> _Instruction_: Reproduce nothing but the lines from the start of the material through the line that includes "Pie, Cell, Legend", both ends included, and omit every picture.

> _Records for the exercise_:
.....
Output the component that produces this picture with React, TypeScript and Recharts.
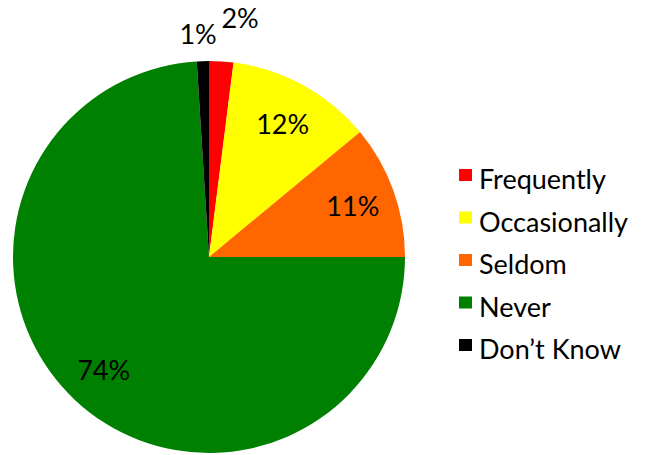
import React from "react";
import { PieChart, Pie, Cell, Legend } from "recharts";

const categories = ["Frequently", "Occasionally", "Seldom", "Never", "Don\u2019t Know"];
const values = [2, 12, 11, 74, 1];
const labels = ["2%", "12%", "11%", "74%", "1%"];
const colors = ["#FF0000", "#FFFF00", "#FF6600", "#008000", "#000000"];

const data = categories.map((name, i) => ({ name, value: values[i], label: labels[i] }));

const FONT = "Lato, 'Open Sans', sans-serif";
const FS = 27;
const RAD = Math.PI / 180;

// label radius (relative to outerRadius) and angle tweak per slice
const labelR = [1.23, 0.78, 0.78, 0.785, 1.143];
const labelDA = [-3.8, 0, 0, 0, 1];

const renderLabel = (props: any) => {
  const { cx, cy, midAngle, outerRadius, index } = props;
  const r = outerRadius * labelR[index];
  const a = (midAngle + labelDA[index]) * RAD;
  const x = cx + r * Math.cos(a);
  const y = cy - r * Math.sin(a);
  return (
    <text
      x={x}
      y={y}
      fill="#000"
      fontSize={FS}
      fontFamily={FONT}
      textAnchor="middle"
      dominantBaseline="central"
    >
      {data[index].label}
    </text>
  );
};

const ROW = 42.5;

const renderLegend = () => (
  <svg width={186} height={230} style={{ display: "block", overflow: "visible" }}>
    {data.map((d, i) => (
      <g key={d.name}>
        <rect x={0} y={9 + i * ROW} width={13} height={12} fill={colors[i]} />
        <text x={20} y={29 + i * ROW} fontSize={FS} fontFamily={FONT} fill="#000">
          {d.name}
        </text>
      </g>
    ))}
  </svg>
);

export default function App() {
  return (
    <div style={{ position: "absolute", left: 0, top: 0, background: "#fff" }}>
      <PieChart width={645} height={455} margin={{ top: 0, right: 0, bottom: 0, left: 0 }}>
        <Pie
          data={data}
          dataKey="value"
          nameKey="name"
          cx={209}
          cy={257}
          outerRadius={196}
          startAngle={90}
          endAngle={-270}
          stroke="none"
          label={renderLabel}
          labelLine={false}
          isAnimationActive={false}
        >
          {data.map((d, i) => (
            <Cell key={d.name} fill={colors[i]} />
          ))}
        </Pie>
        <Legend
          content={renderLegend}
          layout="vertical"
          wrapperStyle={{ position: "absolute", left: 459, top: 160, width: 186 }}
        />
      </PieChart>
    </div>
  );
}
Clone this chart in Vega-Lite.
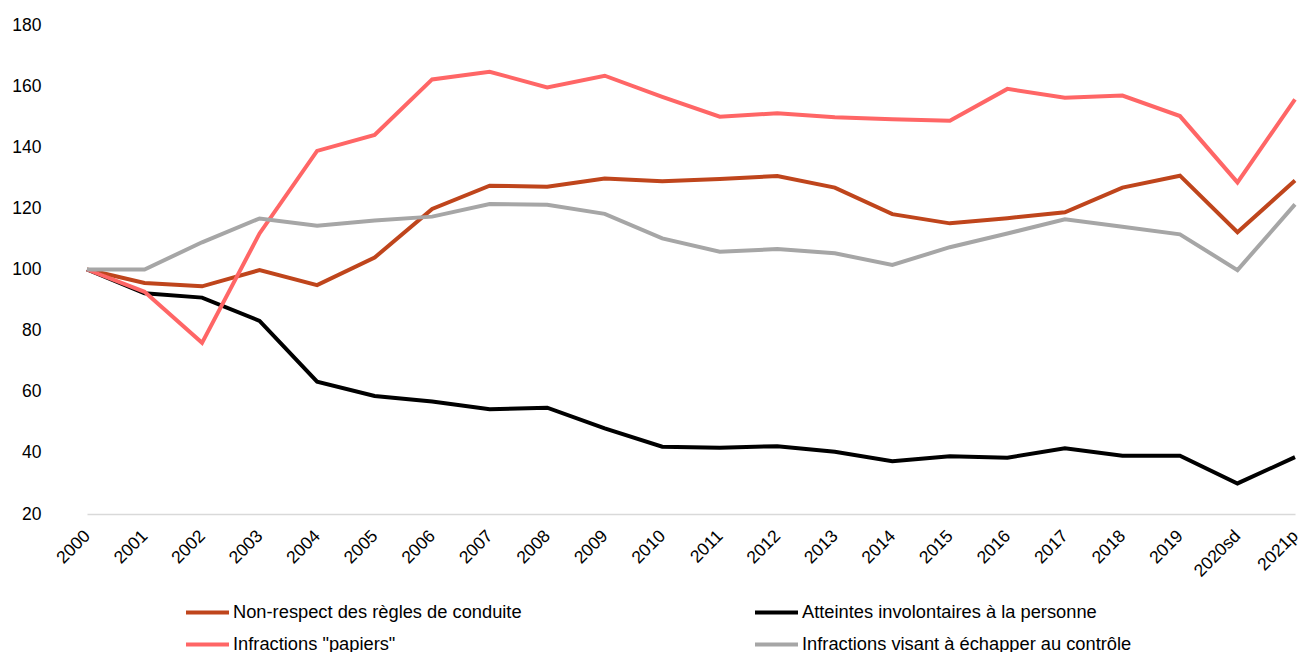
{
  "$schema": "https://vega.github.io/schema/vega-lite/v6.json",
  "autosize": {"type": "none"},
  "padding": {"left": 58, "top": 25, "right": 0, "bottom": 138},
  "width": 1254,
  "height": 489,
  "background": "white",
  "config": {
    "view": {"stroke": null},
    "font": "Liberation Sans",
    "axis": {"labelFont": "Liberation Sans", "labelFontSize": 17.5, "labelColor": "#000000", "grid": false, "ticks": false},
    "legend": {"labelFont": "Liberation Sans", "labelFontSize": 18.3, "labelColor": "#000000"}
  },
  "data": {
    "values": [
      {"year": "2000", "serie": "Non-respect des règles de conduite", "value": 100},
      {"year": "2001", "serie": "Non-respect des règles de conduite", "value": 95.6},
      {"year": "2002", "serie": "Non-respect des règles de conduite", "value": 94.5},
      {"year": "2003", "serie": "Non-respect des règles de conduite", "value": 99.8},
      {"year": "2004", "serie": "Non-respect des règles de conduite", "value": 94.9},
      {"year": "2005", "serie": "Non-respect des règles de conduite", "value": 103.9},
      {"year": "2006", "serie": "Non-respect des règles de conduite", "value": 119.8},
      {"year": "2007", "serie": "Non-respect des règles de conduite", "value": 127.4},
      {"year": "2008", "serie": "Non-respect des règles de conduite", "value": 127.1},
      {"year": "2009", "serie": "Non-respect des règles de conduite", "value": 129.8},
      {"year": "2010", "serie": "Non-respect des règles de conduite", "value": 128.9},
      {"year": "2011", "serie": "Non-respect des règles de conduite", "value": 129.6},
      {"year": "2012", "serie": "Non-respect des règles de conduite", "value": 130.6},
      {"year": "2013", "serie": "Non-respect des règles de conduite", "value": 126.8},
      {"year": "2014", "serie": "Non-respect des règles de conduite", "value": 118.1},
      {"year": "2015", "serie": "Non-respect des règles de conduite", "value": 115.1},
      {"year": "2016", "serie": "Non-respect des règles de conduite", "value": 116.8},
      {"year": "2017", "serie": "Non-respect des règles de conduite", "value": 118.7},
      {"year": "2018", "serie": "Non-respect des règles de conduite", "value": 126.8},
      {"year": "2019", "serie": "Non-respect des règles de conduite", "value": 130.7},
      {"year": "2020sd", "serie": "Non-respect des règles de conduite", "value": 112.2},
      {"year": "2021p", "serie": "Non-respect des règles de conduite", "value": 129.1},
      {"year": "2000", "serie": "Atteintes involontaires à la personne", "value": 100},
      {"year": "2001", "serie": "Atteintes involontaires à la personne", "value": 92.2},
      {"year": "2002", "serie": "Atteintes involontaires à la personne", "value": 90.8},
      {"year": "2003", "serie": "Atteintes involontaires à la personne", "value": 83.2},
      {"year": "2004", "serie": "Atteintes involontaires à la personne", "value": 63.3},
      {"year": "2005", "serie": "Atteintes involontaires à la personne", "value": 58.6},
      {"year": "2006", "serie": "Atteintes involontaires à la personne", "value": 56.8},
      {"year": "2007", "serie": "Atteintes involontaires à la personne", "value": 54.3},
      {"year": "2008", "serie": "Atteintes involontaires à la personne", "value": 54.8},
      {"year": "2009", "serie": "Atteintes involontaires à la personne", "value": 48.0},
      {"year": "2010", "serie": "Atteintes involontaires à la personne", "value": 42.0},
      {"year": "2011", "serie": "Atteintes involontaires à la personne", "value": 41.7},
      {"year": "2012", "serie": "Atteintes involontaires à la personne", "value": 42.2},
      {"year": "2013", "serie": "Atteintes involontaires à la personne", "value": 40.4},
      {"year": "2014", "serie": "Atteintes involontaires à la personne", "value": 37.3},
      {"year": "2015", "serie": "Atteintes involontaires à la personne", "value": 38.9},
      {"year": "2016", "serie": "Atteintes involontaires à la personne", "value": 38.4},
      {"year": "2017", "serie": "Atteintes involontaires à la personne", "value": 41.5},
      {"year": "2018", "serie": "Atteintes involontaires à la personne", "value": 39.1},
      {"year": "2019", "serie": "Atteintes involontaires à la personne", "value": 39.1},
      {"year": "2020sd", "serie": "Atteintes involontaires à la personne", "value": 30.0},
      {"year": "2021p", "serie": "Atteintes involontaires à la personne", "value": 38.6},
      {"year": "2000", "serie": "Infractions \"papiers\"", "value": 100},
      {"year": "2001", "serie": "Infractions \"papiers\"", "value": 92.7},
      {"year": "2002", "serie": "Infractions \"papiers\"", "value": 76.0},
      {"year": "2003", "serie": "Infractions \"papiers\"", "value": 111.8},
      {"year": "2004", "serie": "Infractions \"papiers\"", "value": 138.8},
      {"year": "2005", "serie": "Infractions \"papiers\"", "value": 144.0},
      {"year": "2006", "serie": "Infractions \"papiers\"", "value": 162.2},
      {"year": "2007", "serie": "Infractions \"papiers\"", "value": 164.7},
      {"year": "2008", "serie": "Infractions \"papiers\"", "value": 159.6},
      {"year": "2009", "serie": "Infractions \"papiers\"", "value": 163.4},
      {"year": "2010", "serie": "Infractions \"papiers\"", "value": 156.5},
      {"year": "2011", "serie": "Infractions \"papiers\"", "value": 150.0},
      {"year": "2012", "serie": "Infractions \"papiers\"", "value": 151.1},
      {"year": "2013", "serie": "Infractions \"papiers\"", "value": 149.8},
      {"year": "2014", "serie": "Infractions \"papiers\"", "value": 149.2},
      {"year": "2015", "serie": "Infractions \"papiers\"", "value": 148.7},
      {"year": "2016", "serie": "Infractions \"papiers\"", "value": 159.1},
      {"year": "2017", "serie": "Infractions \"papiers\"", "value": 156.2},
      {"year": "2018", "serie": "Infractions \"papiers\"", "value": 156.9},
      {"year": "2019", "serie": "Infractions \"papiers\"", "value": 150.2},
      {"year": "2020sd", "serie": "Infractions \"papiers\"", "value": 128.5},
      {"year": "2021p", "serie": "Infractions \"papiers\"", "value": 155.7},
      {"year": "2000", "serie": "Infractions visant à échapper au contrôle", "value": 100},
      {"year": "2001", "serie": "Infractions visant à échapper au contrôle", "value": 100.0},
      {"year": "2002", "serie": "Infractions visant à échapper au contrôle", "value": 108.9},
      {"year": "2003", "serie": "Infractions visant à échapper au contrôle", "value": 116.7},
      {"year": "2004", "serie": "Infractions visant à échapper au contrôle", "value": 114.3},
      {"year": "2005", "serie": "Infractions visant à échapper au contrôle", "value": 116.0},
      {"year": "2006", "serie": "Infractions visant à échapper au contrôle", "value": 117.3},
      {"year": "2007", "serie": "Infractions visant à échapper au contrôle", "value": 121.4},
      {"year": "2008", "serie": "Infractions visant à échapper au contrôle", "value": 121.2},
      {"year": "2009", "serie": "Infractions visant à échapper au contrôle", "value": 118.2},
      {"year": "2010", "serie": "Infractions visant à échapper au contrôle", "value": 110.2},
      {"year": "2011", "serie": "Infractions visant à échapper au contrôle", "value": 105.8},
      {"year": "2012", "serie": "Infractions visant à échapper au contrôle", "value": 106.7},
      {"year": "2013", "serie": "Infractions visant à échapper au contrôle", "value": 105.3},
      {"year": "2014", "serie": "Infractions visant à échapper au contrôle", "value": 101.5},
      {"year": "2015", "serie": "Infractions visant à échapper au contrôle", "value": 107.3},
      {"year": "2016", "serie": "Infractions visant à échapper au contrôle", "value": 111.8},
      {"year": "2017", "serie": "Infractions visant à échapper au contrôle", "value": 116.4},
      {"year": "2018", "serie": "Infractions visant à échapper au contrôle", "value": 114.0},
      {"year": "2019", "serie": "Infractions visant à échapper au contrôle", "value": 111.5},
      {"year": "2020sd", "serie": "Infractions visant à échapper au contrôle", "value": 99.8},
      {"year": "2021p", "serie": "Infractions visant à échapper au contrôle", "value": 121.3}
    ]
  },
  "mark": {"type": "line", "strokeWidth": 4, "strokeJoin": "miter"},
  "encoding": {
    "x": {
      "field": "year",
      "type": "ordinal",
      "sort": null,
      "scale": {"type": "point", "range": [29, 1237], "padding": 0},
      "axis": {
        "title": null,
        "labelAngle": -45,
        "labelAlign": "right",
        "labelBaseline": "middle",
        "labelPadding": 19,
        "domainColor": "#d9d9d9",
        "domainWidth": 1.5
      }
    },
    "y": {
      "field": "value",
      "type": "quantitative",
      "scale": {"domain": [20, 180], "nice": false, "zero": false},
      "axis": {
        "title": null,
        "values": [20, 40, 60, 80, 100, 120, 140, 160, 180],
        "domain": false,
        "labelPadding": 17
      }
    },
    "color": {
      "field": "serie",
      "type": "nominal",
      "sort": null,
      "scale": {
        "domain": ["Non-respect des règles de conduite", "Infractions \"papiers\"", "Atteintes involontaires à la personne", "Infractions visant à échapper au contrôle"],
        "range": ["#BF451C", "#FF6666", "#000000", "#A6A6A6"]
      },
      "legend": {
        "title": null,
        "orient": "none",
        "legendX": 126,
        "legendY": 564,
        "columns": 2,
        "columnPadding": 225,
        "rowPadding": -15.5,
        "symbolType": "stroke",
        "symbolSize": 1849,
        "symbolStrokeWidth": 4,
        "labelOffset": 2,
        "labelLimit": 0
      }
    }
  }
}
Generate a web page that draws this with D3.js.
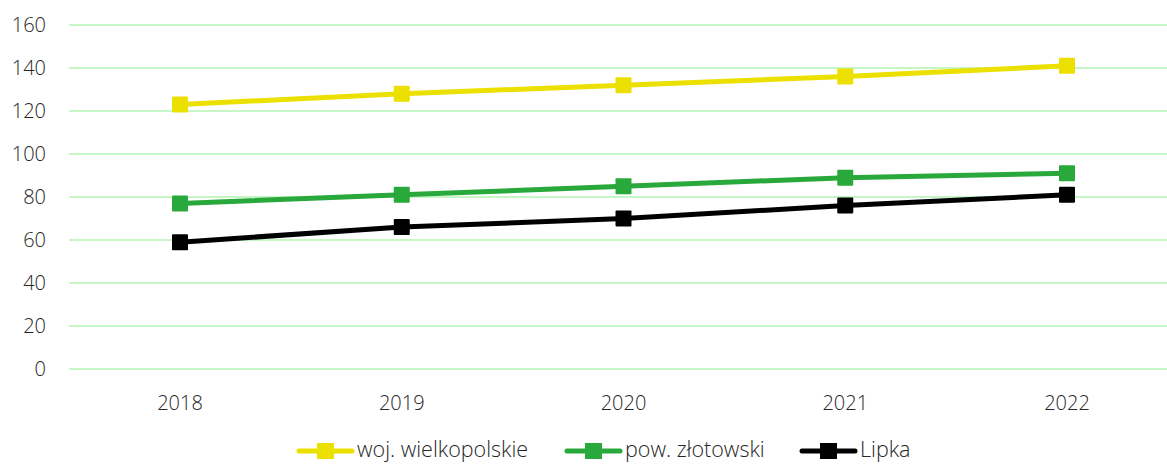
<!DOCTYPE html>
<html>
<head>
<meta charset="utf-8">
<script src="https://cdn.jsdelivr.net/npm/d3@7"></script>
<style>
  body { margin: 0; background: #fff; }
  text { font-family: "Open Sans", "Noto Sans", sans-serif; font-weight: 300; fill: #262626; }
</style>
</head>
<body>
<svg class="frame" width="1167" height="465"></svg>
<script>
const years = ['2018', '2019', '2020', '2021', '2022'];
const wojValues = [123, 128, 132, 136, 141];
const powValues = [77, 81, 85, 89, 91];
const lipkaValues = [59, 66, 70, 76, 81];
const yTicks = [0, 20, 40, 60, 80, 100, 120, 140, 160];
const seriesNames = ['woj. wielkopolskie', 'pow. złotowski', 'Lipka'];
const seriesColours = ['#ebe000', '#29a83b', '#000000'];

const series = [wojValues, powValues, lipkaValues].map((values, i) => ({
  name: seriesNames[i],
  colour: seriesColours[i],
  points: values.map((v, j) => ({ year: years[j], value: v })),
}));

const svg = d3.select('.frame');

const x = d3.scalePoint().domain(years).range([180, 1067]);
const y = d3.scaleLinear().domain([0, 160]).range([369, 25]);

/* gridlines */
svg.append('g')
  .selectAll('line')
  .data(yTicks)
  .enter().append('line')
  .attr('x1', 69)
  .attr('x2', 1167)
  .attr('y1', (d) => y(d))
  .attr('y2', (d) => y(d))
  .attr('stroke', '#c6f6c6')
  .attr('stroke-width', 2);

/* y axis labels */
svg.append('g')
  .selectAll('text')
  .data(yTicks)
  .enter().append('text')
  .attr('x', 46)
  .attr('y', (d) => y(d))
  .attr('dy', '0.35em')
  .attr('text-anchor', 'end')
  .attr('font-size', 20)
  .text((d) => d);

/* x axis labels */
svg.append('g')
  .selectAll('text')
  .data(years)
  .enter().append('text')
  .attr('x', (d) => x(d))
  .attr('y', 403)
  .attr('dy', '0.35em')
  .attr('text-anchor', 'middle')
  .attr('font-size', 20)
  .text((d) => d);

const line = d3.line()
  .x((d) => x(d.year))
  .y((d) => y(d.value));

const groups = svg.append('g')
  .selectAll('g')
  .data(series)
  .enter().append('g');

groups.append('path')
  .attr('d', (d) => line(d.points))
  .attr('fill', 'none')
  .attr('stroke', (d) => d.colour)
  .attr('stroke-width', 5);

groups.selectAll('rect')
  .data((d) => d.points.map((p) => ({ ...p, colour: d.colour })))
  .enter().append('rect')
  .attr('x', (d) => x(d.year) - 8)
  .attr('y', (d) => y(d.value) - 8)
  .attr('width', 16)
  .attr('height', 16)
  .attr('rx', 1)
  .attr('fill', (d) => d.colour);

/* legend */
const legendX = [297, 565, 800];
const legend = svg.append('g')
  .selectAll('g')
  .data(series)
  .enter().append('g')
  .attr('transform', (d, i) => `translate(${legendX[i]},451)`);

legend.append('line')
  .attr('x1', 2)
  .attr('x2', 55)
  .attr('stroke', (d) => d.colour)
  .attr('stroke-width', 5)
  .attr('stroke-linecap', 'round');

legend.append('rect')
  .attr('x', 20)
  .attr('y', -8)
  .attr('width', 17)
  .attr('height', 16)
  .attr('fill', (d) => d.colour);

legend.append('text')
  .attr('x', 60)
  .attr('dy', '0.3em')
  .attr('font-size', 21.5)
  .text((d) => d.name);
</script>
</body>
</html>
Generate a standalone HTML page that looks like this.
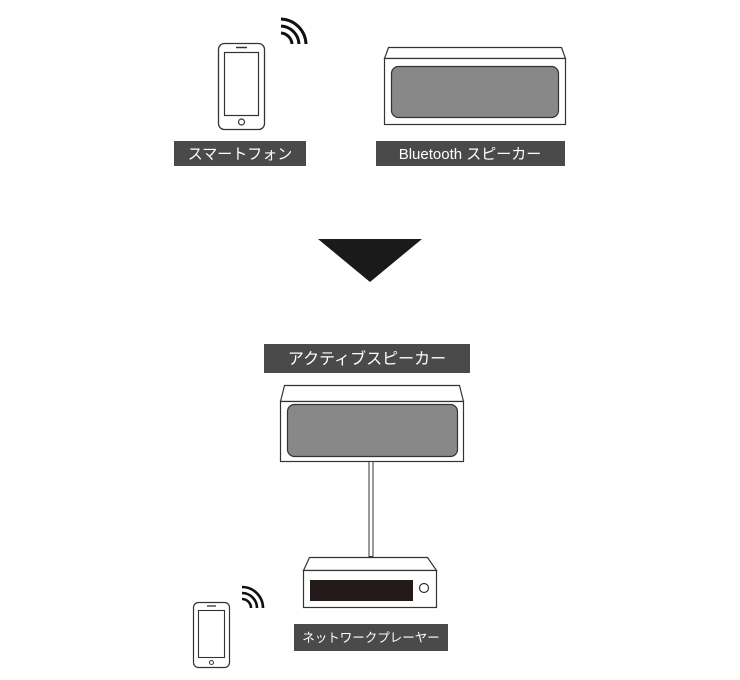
.....
> _Completed task_:
Output the component that produces this picture with React, TypeScript and Recharts.
import React from "react";
import { PieChart, Pie, Cell, Legend } from "recharts";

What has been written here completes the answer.